Tuesday 13 September 2016

"Till Death Do Us Part" is a BIG Deal


Akhir-akhir ini, gua sering banget denger-denger kabar kalo si anu sama anu udah putus, si ini sama ini uda putus, si itu dan itu udah putus. Dan lucunya, putus itu tidak mempengaruhi kehidupan mereka sama sekali. Putus pada akhirnya cuma sebatas ngapus semua foto-foto bareng, delcont, unfollow, dan galau-galau sementara. Lah, bukankah putus seharusnya menandakan kehilangan dan kegagalan. Putus yang tidak berarti apa-apa menandakan hubungan yang tidak serius bukan? Sejak kapan pacaran dan putus jadi sesimple ini?

Ok, lo boleh bilang kalo gua orang kolot atau gimana, tapi gua adalah satu dari sekian banyak orang yang memandang pacaran sebagai hal yang serius. Gua gak setuju dengan temen-temen gua yang setiap kali gua dilema tentang apakah seseorang itu cocok buat gua atau enggak, gua cinta atau enggak, atau mau lanjut atau enggak, bakal cuma bilang "Coba pacaran aja. Kan cuma pacaran, bukannya suru lo langsung nikah."
Yap! Gua gak setuju dengan mindset seperti itu.

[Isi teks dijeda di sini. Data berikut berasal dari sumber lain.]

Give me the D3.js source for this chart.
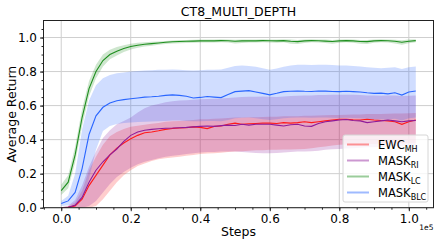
<!DOCTYPE html>
<html>
<head>
<meta charset="utf-8">
<script src="https://cdn.jsdelivr.net/npm/d3@7/dist/d3.min.js"></script>
<style>
body { margin: 0; background: #fff; }
text { font-family: "DejaVu Sans", sans-serif; fill: #000; }
</style>
</head>
<body>
<svg id="chart" width="441" height="245"></svg>
<script>
// steps in units of 1e5, one point every 0.02
var steps = d3.range(52).map(function (i) { return +(i * 0.02).toFixed(2); });

var names = ["EWC", "MASK", "MASK", "MASK"];
var subs = ["MH", "RI", "LC", "BLC"];
var colors = ["#ff1a1a", "#8e1b9a", "#1f8f1f", "#2a66ff"];

var xTicks = [0, 0.2, 0.4, 0.6, 0.8, 1.0];
var yTicks = [0, 0.2, 0.4, 0.6, 0.8, 1.0];

var ewcMean = [0,0.002,0.01,0.05,0.13,0.19,0.25,0.31,0.35,0.38,
  0.405,0.425,0.44,0.445,0.452,0.46,0.465,0.468,0.47,0.475,
  0.472,0.465,0.478,0.48,0.49,0.497,0.49,0.493,0.495,0.497,
  0.497,0.495,0.5,0.497,0.5,0.505,0.5,0.505,0.51,0.515,
  0.52,0.52,0.517,0.515,0.52,0.515,0.512,0.51,0.505,0.49,
  0.505,0.515];
var ewcLo = [0,0,0,0,0,0.01,0.05,0.1,0.15,0.19,
  0.22,0.245,0.26,0.275,0.285,0.29,0.295,0.3,0.305,0.31,
  0.315,0.318,0.32,0.323,0.327,0.33,0.332,0.335,0.337,0.338,
  0.34,0.34,0.342,0.342,0.344,0.345,0.35,0.355,0.36,0.365,
  0.37,0.372,0.372,0.373,0.374,0.375,0.376,0.377,0.378,0.378,
  0.38,0.38];
var ewcHi = [0.003,0.008,0.03,0.1,0.22,0.3,0.37,0.42,0.445,0.462,
  0.475,0.482,0.488,0.493,0.498,0.505,0.508,0.51,0.513,0.516,
  0.52,0.52,0.522,0.524,0.527,0.53,0.53,0.531,0.532,0.533,
  0.535,0.535,0.537,0.537,0.538,0.54,0.54,0.542,0.543,0.544,
  0.545,0.546,0.547,0.548,0.55,0.55,0.551,0.552,0.553,0.553,
  0.555,0.556];

var riMean = [0,0.003,0.015,0.06,0.15,0.22,0.27,0.31,0.345,0.39,
  0.425,0.445,0.455,0.46,0.464,0.467,0.468,0.47,0.472,0.475,
  0.478,0.48,0.478,0.482,0.485,0.483,0.49,0.485,0.49,0.49,
  0.49,0.485,0.48,0.487,0.49,0.48,0.478,0.495,0.505,0.51,
  0.515,0.518,0.512,0.51,0.5,0.505,0.51,0.515,0.51,0.505,
  0.51,0.512];
var riLo = [0,0,0,0,0.01,0.04,0.09,0.14,0.18,0.21,
  0.235,0.255,0.27,0.28,0.29,0.3,0.305,0.31,0.315,0.32,
  0.325,0.327,0.328,0.33,0.33,0.33,0.328,0.325,0.322,0.32,
  0.32,0.322,0.325,0.328,0.33,0.33,0.332,0.335,0.34,0.343,
  0.345,0.348,0.35,0.352,0.355,0.355,0.357,0.36,0.362,0.363,
  0.365,0.366];
var riHi = [0.003,0.012,0.045,0.13,0.24,0.33,0.41,0.455,0.49,0.51,
  0.53,0.56,0.585,0.6,0.61,0.62,0.625,0.63,0.632,0.635,
  0.637,0.638,0.64,0.642,0.645,0.648,0.65,0.652,0.652,0.653,
  0.652,0.65,0.653,0.656,0.658,0.66,0.66,0.662,0.662,0.663,
  0.663,0.664,0.663,0.662,0.66,0.66,0.658,0.66,0.66,0.656,
  0.658,0.66];

var lcMean = [0.10,0.15,0.31,0.53,0.70,0.80,0.865,0.90,0.92,0.935,
  0.947,0.955,0.96,0.964,0.968,0.972,0.975,0.977,0.978,0.979,
  0.98,0.981,0.98,0.982,0.981,0.978,0.98,0.981,0.98,0.982,
  0.981,0.98,0.982,0.978,0.976,0.98,0.982,0.981,0.979,0.977,
  0.98,0.982,0.98,0.977,0.976,0.98,0.982,0.981,0.978,0.972,
  0.978,0.982];
var lcLo = [0.075,0.115,0.265,0.48,0.655,0.76,0.83,0.872,0.895,0.915,
  0.93,0.94,0.947,0.952,0.958,0.962,0.965,0.967,0.968,0.969,
  0.97,0.971,0.97,0.972,0.971,0.965,0.968,0.971,0.97,0.972,
  0.971,0.969,0.972,0.964,0.962,0.968,0.972,0.971,0.968,0.964,
  0.969,0.972,0.969,0.963,0.962,0.969,0.972,0.97,0.965,0.958,
  0.966,0.972];
var lcHi = [0.135,0.19,0.36,0.58,0.745,0.84,0.9,0.928,0.945,0.955,
  0.964,0.969,0.972,0.975,0.977,0.98,0.983,0.985,0.986,0.987,
  0.988,0.989,0.988,0.99,0.989,0.987,0.988,0.989,0.988,0.99,
  0.989,0.988,0.99,0.988,0.986,0.988,0.99,0.989,0.988,0.986,
  0.988,0.99,0.988,0.986,0.985,0.988,0.99,0.989,0.987,0.984,
  0.988,0.99];

var blcMean = [0.025,0.04,0.09,0.23,0.43,0.54,0.59,0.615,0.628,0.635,
  0.64,0.645,0.65,0.652,0.655,0.66,0.663,0.66,0.655,0.645,
  0.648,0.653,0.65,0.647,0.665,0.682,0.685,0.688,0.68,0.672,
  0.663,0.672,0.682,0.684,0.686,0.684,0.683,0.686,0.685,0.683,
  0.682,0.684,0.682,0.68,0.675,0.672,0.673,0.669,0.675,0.662,
  0.68,0.686];
var blcLo = [0.01,0.015,0.02,0.05,0.17,0.34,0.45,0.48,0.492,0.498,
  0.5,0.503,0.505,0.507,0.508,0.51,0.512,0.512,0.51,0.508,
  0.508,0.51,0.51,0.508,0.515,0.525,0.528,0.53,0.525,0.52,
  0.515,0.52,0.525,0.528,0.53,0.53,0.528,0.53,0.53,0.528,
  0.527,0.528,0.527,0.525,0.522,0.52,0.52,0.518,0.522,0.512,
  0.525,0.53];
var blcHi = [0.04,0.07,0.2,0.46,0.63,0.72,0.76,0.78,0.79,0.795,
  0.8,0.803,0.806,0.808,0.81,0.81,0.812,0.81,0.808,0.806,
  0.808,0.81,0.81,0.812,0.822,0.832,0.835,0.833,0.828,0.82,
  0.81,0.818,0.828,0.836,0.84,0.84,0.838,0.84,0.84,0.838,
  0.836,0.835,0.832,0.83,0.826,0.822,0.82,0.822,0.825,0.815,
  0.825,0.83];

var series = [
  {mean: ewcMean, lo: ewcLo, hi: ewcHi},
  {mean: riMean, lo: riLo, hi: riHi},
  {mean: lcMean, lo: lcLo, hi: lcHi},
  {mean: blcMean, lo: blcLo, hi: blcHi}
];

var mLeft = 43.5, mRight = 433.5, mTop = 20.5, mBottom = 207.7;
var svg = d3.select("#chart");

var x = d3.scaleLinear().domain([-0.051, 1.071]).range([mLeft, mRight]);
var y = d3.scaleLinear().domain([0, 1.1]).range([mBottom, mTop]);

// grid
var grid = svg.append("g");
grid.selectAll("line.gx").data(xTicks).enter().append("line")
  .attr("x1", function (d) { return x(d); }).attr("x2", function (d) { return x(d); })
  .attr("y1", mTop).attr("y2", mBottom)
  .attr("stroke", "#cfcfcf").attr("stroke-width", 1);
grid.selectAll("line.gy").data(yTicks).enter().append("line")
  .attr("y1", function (d) { return y(d); }).attr("y2", function (d) { return y(d); })
  .attr("x1", mLeft).attr("x2", mRight)
  .attr("stroke", "#cfcfcf").attr("stroke-width", 1);

svg.append("clipPath").attr("id", "clip").append("rect")
  .attr("x", mLeft).attr("y", mTop).attr("width", mRight - mLeft).attr("height", mBottom - mTop);

var plot = svg.append("g").attr("clip-path", "url(#clip)");

var area = d3.area()
  .x(function (d, i) { return x(steps[i]); })
  .y0(function (d) { return y(d[0]); })
  .y1(function (d) { return y(d[1]); });
var line = d3.line()
  .x(function (d, i) { return x(steps[i]); })
  .y(function (d) { return y(d); });

series.forEach(function (s, k) {
  var band = s.lo.map(function (v, i) { return [v, s.hi[i]]; });
  plot.append("path").attr("d", area(band))
    .attr("fill", colors[k]).attr("fill-opacity", 0.22).attr("stroke", "none");
});
series.forEach(function (s, k) {
  plot.append("path").attr("d", line(s.mean))
    .attr("fill", "none").attr("stroke", colors[k]).attr("stroke-width", 1.1);
});

// axes
var xAxis = d3.axisBottom(x).tickValues(xTicks).tickFormat(d3.format(".1f")).tickSize(3.5).tickPadding(3);
var yAxis = d3.axisLeft(y).tickValues(yTicks).tickFormat(d3.format(".1f")).tickSize(3.5).tickPadding(3);
var xMinor = d3.axisBottom(x).tickValues(d3.range(-0.05, 1.06, 0.05)).tickFormat("").tickSize(2);
var yMinor = d3.axisLeft(y).tickValues(d3.range(0, 1.1, 0.05)).tickFormat("").tickSize(2);

function style(g) {
  g.select(".domain").remove();
  g.selectAll("line").attr("stroke", "#222");
  g.selectAll("text").attr("font-size", 12).attr("font-family", "DejaVu Sans").attr("fill", "#000");
}
svg.append("g").attr("transform", "translate(0," + mBottom + ")").call(xMinor).call(style);
svg.append("g").attr("transform", "translate(" + mLeft + ",0)").call(yMinor).call(style);
svg.append("g").attr("transform", "translate(0," + mBottom + ")").call(xAxis).call(style);
svg.append("g").attr("transform", "translate(" + mLeft + ",0)").call(yAxis).call(style);

svg.append("rect").attr("x", mLeft).attr("y", mTop)
  .attr("width", mRight - mLeft).attr("height", mBottom - mTop)
  .attr("fill", "none").attr("stroke", "#222").attr("stroke-width", 1);

svg.append("text").attr("x", (mLeft + mRight) / 2).attr("y", 16)
  .attr("text-anchor", "middle").attr("font-size", 12.5).text("CT8_MULTI_DEPTH");
svg.append("text").attr("x", (mLeft + mRight) / 2).attr("y", 236)
  .attr("text-anchor", "middle").attr("font-size", 12.5).text("Steps");
svg.append("text").attr("x", mRight).attr("y", 230)
  .attr("text-anchor", "end").attr("font-size", 7.5).text("1e5");
svg.append("text").attr("transform", "translate(16," + ((mTop + mBottom) / 2) + ") rotate(-90)")
  .attr("text-anchor", "middle").attr("font-size", 12.5).text("Average Return");

// legend
var leg = svg.append("g").attr("transform", "translate(343,135)");
leg.append("rect").attr("width", 85).attr("height", 67).attr("rx", 2)
  .attr("fill", "#fff").attr("fill-opacity", 0.8).attr("stroke", "#d6d6d6");
var rows = leg.selectAll("g.row").data(names).enter().append("g")
  .attr("transform", function (d, i) { return "translate(0," + (9.5 + i * 16) + ")"; });
rows.append("line").attr("x1", 4).attr("x2", 26).attr("y1", 0).attr("y2", 0)
  .attr("stroke", function (d, i) { return colors[i]; })
  .attr("stroke-opacity", 0.45).attr("stroke-width", 2);
var lt = rows.append("text").attr("x", 35).attr("y", 4.5).attr("font-size", 11.5);
lt.append("tspan").text(function (d) { return d; });
lt.append("tspan").attr("font-size", 8).attr("dy", 2.5).text(function (d, i) { return subs[i]; });
</script>
</body>
</html>
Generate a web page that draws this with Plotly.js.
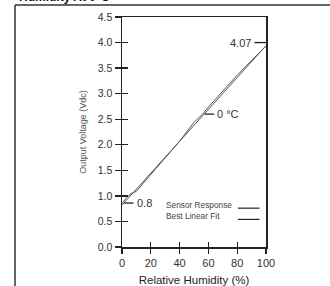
<!DOCTYPE html>
<html>
<head>
<meta charset="utf-8">
<script src="https://cdn.plot.ly/plotly-3.0.1.min.js"></script>
<style>html,body{margin:0;padding:0;background:#fff;}#chart{width:330px;height:286px;}</style>
</head>
<body>
<div id="chart"></div>
<script>
// Data
const humidity = [0, 3, 6, 10, 20, 30, 40, 50, 56, 60, 70, 72, 80, 90, 100];
const sensorResponse = [0.85, 0.96, 1.04, 1.09, 1.42, 1.74, 2.07, 2.44, 2.60, 2.74, 3.06, 3.12, 3.36, 3.65, 3.93];
const fitX = [0, 100];
const fitY = [0.82, 3.94];
const xTicks = [0, 20, 40, 60, 80, 100];
const xTickLabels = ['0', '20', '40', '60', '80', '100'];
const yTicks = [0, 0.5, 1, 1.5, 2, 2.5, 3, 3.5, 4, 4.5];
const yTickLabels = ['0.0', '0.5', '1.0', '1.5', '2.0', '2.5', '3.0', '3.5', '4.0', '4.5'];
const legendNames = ['Sensor Response', 'Best Linear Fit'];
const titleText = 'Humidity At 0°C';
const xTitle = 'Relative Humidity (%)';
const yTitle = 'Output Voltage (Vdc)';
const callouts = [
  {x: 100, y: 4.0, text: '4.07', side: 'left'},
  {x: 56, y: 2.6, text: '0 °C', side: 'right'},
  {x: 0, y: 0.86, text: '0.8', side: 'right'}
];

const FONT = 'Liberation Sans, Arial, sans-serif';
const lineColor = '#555';

const traces = [
  {x: humidity, y: sensorResponse, type: 'scatter', mode: 'lines', name: legendNames[0],
   line: {color: lineColor, width: 1}, showlegend: false, hoverinfo: 'skip'},
  {x: fitX, y: fitY, type: 'scatter', mode: 'lines', name: legendNames[1],
   line: {color: lineColor, width: 1}, showlegend: false, hoverinfo: 'skip'},
  {x: [0], y: [0], xaxis: 'x2', yaxis: 'y2', mode: 'markers', marker: {opacity: 0},
   showlegend: false, hoverinfo: 'skip'}
];

const shapes = [];
const annotations = [];

// frame around the figure
shapes.push({type: 'line', xref: 'paper', yref: 'paper', x0: -0.743, x1: 1.5, y0: 1.052, y1: 1.052,
  line: {color: '#333', width: 1.5}});
shapes.push({type: 'line', xref: 'paper', yref: 'paper', x0: -0.743, x1: -0.743, y0: 1.052, y1: -0.2,
  line: {color: '#333', width: 1.5}});

// title at top (cut by the top edge, as in the reference)
annotations.push({xref: 'paper', yref: 'paper', x: -0.73, y: 1.046, xanchor: 'left', yanchor: 'bottom',
  text: '<b>' + titleText + '</b>', showarrow: false, font: {family: FONT, size: 12, color: '#111'}});

// callouts
callouts.forEach(c => {
  const dx = 8; // in data units of x
  if (c.side === 'left') {
    shapes.push({type: 'line', x0: c.x - dx, x1: c.x, y0: c.y, y1: c.y, line: {color: '#222', width: 1.3}});
    annotations.push({x: c.x - dx, y: c.y, xanchor: 'right', yanchor: 'middle', text: c.text, showarrow: false,
      xshift: -1, font: {family: FONT, size: 11, color: '#333'}});
  } else {
    shapes.push({type: 'line', x0: c.x + 1.5, x1: c.x + 8, y0: c.y, y1: c.y, line: {color: '#222', width: 1.3}});
    annotations.push({x: c.x + 8, y: c.y, xanchor: 'left', yanchor: 'middle', text: c.text, showarrow: false,
      xshift: 1, font: {family: FONT, size: 11, color: '#333'}});
  }
});

// legend (text left, sample line right)
const legY = [0.82, 0.6];
legendNames.forEach((n, i) => {
  annotations.push({x: 29.5, y: legY[i], xanchor: 'left', yanchor: 'middle', text: n, showarrow: false,
    font: {family: FONT, size: 8.3, color: '#444'}});
  shapes.push({type: 'line', x0: 80.5, x1: 95.5, y0: legY[i] - 0.06, y1: legY[i] - 0.06,
    line: {color: '#222', width: 1.2}});
});

const layout = {
  width: 330, height: 286,
  margin: {l: 122, r: 64, t: 17, b: 39, pad: 0},
  paper_bgcolor: '#fff', plot_bgcolor: '#fff',
  showlegend: false,
  font: {family: FONT, color: '#333'},
  xaxis: {range: [0, 100], tickvals: xTicks, ticktext: xTickLabels, ticks: 'outside', ticklen: 5,
    tickwidth: 1.3, tickcolor: '#222', showline: true, linecolor: '#222', linewidth: 1.5, mirror: true,
    showgrid: false, zeroline: false, tickfont: {family: FONT, size: 11, color: '#333'},
    title: {text: xTitle, font: {family: FONT, size: 11.5, color: '#222'}, standoff: 8}, fixedrange: true},
  yaxis: {range: [0, 4.5], tickvals: yTicks, ticktext: yTickLabels, ticks: 'outside', ticklen: 6,
    tickwidth: 1.3, tickcolor: '#222', showline: true, linecolor: '#222', linewidth: 1.5, mirror: true,
    showgrid: false, zeroline: false, tickfont: {family: FONT, size: 10.5, color: '#333'},
    title: {text: yTitle, font: {family: FONT, size: 9, color: '#555'}, standoff: 9}, fixedrange: true},
  xaxis2: {overlaying: 'x', anchor: 'y2', side: 'bottom', range: [0, 100], tickvals: xTicks, ticks: 'inside',
    ticklen: 5, tickwidth: 1.3, tickcolor: '#222', showticklabels: false, showline: false, showgrid: false,
    zeroline: false},
  yaxis2: {overlaying: 'y', anchor: 'x2', side: 'left', range: [0, 4.5], tickvals: yTicks, ticks: 'inside',
    ticklen: 6, tickwidth: 1.3, tickcolor: '#222', showticklabels: false, showline: false, showgrid: false,
    zeroline: false},
  shapes: shapes,
  annotations: annotations
};

Plotly.newPlot('chart', traces, layout, {staticPlot: true, displayModeBar: false});
</script>
</body>
</html>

Yang gua tahu, pacaran itu persiapan untuk menikah kan? Suatu jenjang sebelum pernikahan? Artinya yang namanya pacaran seharusnya dipikirkan dengan serius. Dengan siapa, dan planning masa depan seperti apa yang kalian punya. Sama seperti apa pun yang kita lakukan didalam hidup, kita juga seharusnya punya tujuan yang jelas dalam berpacaran. Bukannya cuma ngejalanin gitu doang.

Jujur, gua adalah salah satu dari sekian banyak cewe didunia yang lebih banyak ngabisin waktu gua di toko buku dari pada di toko baju, yang lebih suka ada dirumah ditemenin buku-buku dari pada dandan, dan yang (Sering kali) lebih suka namatin novel yang ada ditangan dari pada ngambil hp dan nge-chat someone.

Yang artinya, kalo gua mau menyisihkan waktu gua buat have fun bareng buku-buku gua demi seseorang, gua mau memastikan dulu apakah dia adalah orang yang benar-benar tepat.

Mama gua pernah bilang, susah banget buat ngedapatin situasi dimana orang yang lo suka bisa suka sama lo juga, atau lo bisa suka sama orang yang suka sama lo.

Here is the thing.
Menurut gua, justru karena kita susah banget suka sama orang yang suka sama kita juga, mendapati situasi itu jadi langkah banget. Karena itu langkah, makanya kita bisa bener-bener tau, kalo setiap kali situasi langkah itu terjadi, artinya ada sesuatu yang harus kita pelajari dan jalani.

Sesuatu yang menjadi inspirasi gua nulis ini adalah pertengkaran malam hari yang gua denger dari rumah sebelah. Ada sedikit rasa sedih dan takut sewaktu mendengar semua teriakan dan makian yang mereka keluarkan. Hati gua mulai bertanya-tanya, apakah ini yang namanya pernikahan? Saat kedua orang yang telah dipersatukan oleh janji "Till death do us part" mulai berubah, atau mungkin memperlihatkan diri mereka yang sebenarnya.

Gua rasa, rasa pernikahan itu tidak seindah hanya mengucapkan janji suci. Malahan sebuah kalimat sederhana seperti "Saya bersedia" telah menjadi simbol terikatnya kita dengan seseorang. Kalimat sederhana itu juga telah mengikat dua keluarga dengan latar belakang yang berbeda.


Ok, gua memang cuma gadis 19 tahun yang bahkan gak pernah ngerasain apa itu cinta yang sesungguhnya, dan dengan sesuka hati nulis tentang cinta. Tapi gua yakin, akan ada seseorang diluar sana yang pada akhirnya akan jadi lebih penting dari pada semua novel yang gua baca, yang semua kisah yang keluar dari mulutnya akan menjadi lebih menarik dari pada kata-kata di buku, yang menikmati waktu dengannya menjadi lebih menyenangkan dari pada baca novel, yang gua rasa menjalani suka duka lalu beradaptasi dengan semua kebiasaannya akan menjadi harga yang tidak seberapa dibanding menjalani setiap detik kehidupan bersamanya.

Yap, Sama seperti yang gua bilang di Love ain't Simple, gua rasa, pacaran juga gak sesederhana "I Love You" dan "Yes". Pernikahan juga gak sesimple mengucapkan janji didepan altar. Semua itu perlu usaha, perlu persiapan, kerelaan hati, pengorbanan, dan lebih dari semua itu, cinta.